The tricky thing, however, is knowing when to give that up... to put down the camera and to just be where you are. While racing this sailboat, it happened. I was nervous about it, but it happened.

I watched boats sail in and out of my frame of sight, painted with the rich tones of a setting sun. Truly a photographer's dream leisure scenario. I would take my eye off the spinnaker for a second to glance at the frames I was missing... at one point, handing Achille the camera to try and direct him to shoot what I was seeing (Thanks, Achille!). Still, it wasn't the same.
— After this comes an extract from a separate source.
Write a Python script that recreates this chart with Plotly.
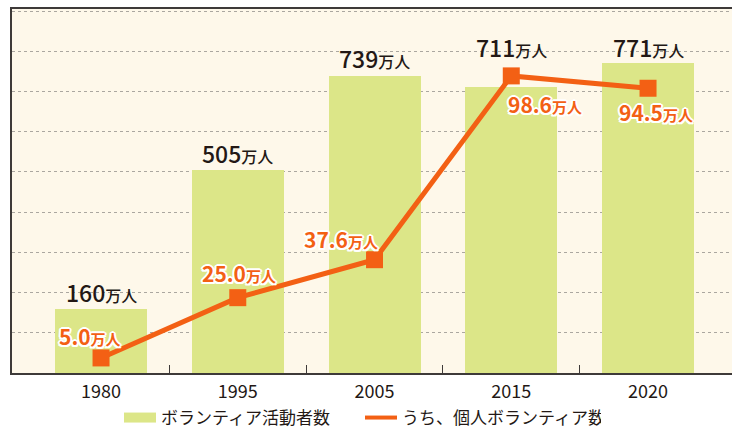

By the time the wind had changed enough to release me from my duties, it was nearly dark. This was the first, last and only frame I took during that race.

And I like it.

Wednesday, August 31, 2011

This is one of those events in my life that I wished I had posted sooner. Just the circumstances surrounding ending up in a sailboat race in Detroit (the new Miami, or so I hear...) with such an eclectic little 4-person crew aboard a little crescent sailboat, was enough to warrant skipping everything else to get here. The skipper's quotes alone, were enough to make this one of the greatest events of the summer. I'm going to need Achille's help in remembering half of what Steven said, but I will tell you this... that the first two things I really remember him saying were:


1. "You know, I've sunk three of these things."

and

2. "One of my favorite commands, 'Take off your shoes! Abandon ship!'"

Yes, I do believe this was worth leaving work early, the day before a show. And this is coming from someone who is usually last out of the stadium...

Lake St. Clair/Detroit, MI/8.19.11


Sometimes you've gotta leave work early to go race a sailboat.


A sailboat fully equipped with PBR and whiskey.